In his most recent interview, Ryan Taylor has probably hit the nail in the head. Confidence has gone. There was uncertainty over the managerial position. The team needs characters. 

It will be remembered that Ashley has sold major talent at profit, Carroll, Ba and Cabaye being the headline acts. Pardew aided and abetted, also clearing out some of the characters in the dressing room and on the pitch. Pardew has rarely seemed to be able to cope with talent. Carver appears to have tolerated, if not sanctioned the selling of further talent, Mbiwa, Ben Arfa and Santon. 

We can look back at what is alleged to have been Pardew’s first result, a spirited win against Liverpool with players like Nolan and Barton speaking out. The same players rallied the troops in the 4-4 comeback against Arsenal. They were let go, alongside the likes for Harper, Shola, Smith and others who were not replaced like for like. Class as Coloccini has been in his career, he does not lead in the same way. 

Successive managers have allowed the squad to be depleted in key areas, up front and in defence, meaning that rotation ad injuries can not be covered. The problem has been at the top.
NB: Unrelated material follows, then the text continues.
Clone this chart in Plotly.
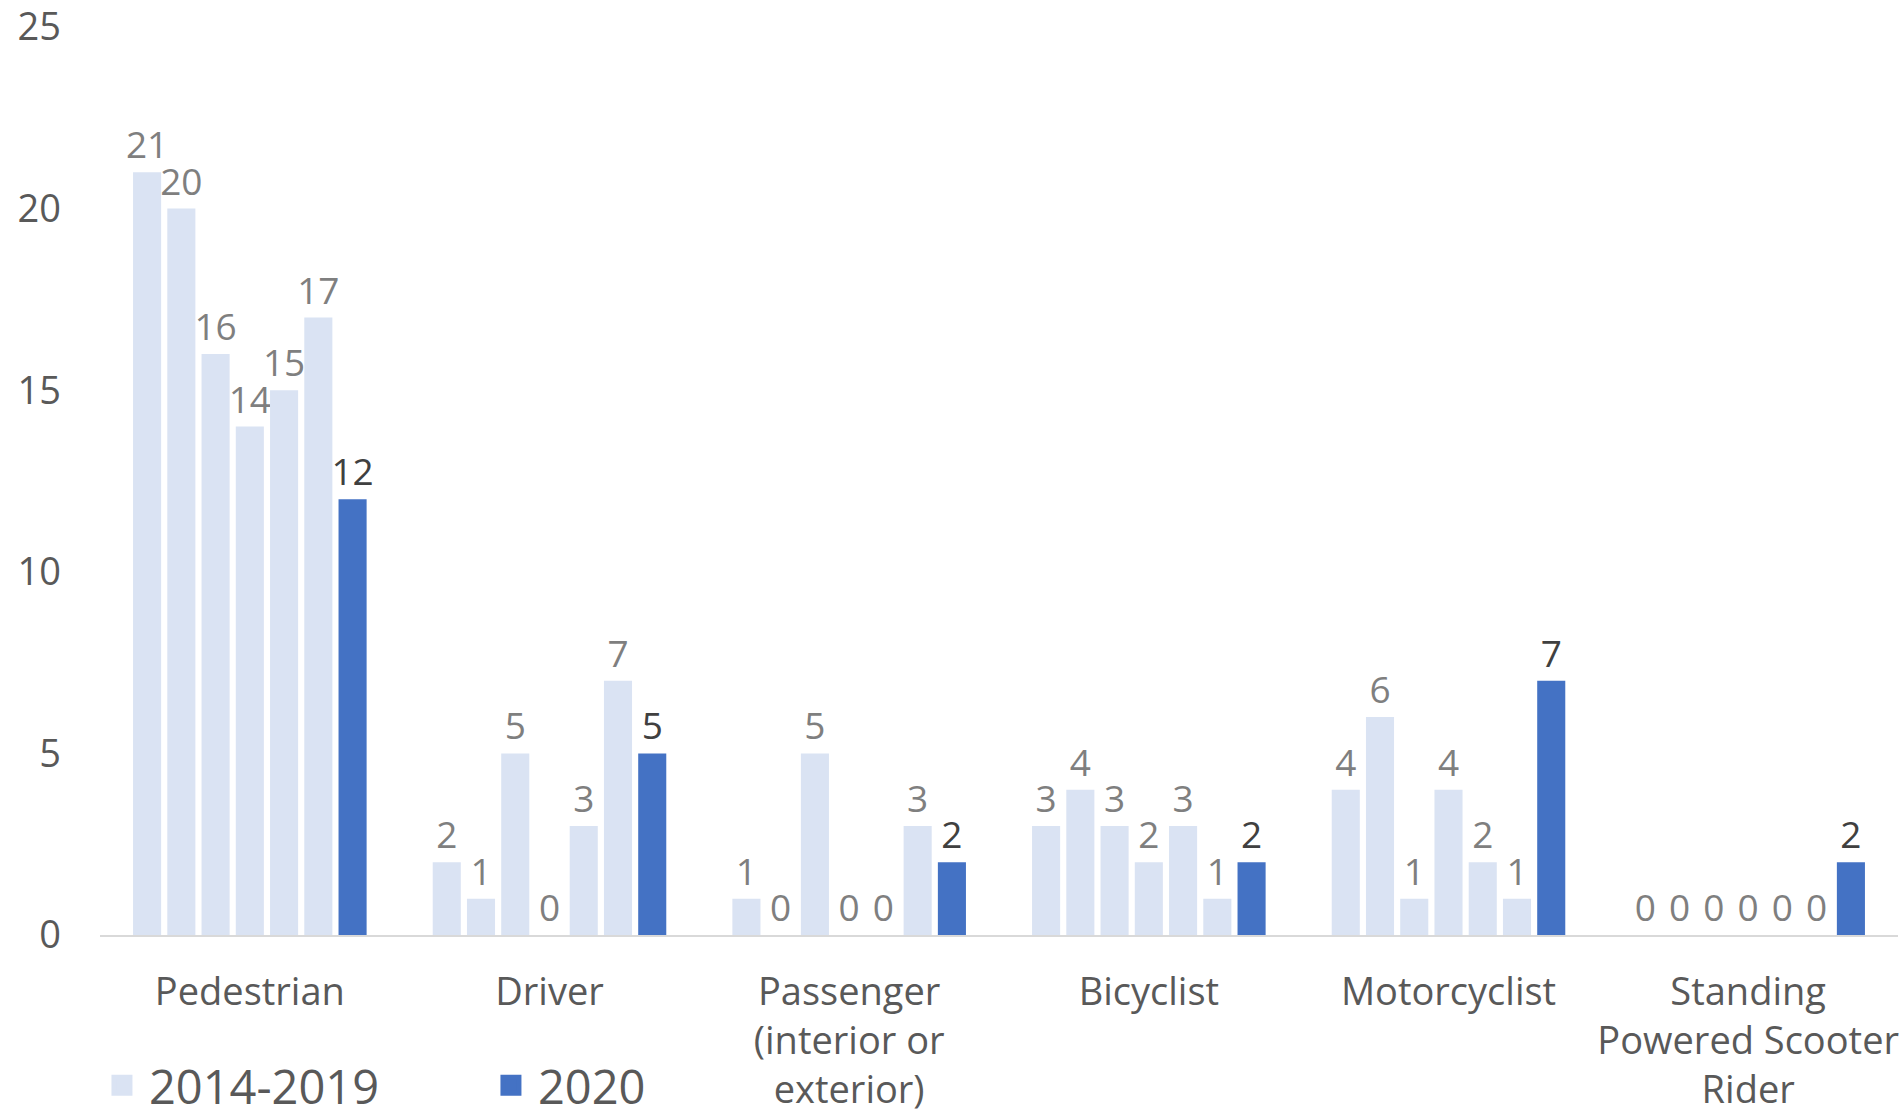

Carver, whose previous full time management job saw a win ratio of 30% with Toronto, is effectively a lovably enthusiastic mongrel manager in charge of pedigree players or to be kinder, a dachshund training greyhounds. 

That is not the fault of Carver, nothing ever is. It is down to an owner doing his bird impressions “cheap, cheap, cheap”. What he gets is migratory birds picking up crumbs on their way to better feeding grounds, sticking with a manager who will agree to sell rather than develop and with a Managing Director who seems like a cocaine addict without a budget to find a line to get over. 

Whatever the quality in the squad, it is hardly surprising that an owner without ambition provides no ambition for the players. Loyalty to the club is barely existent. It’s hardly surprising that mediocre ambition, no cups, no Europe and mid table mediocrity will eventually spread the disease and produce just that, mediocrity. 

No, the players are fine. They are just in an environment that does not engender performance. Mr Ashley, there are lessons for you. The greyhound is a wonderful animal, capable of great performance. However, to perform at their best, they need to chase a hare, not a tortoise.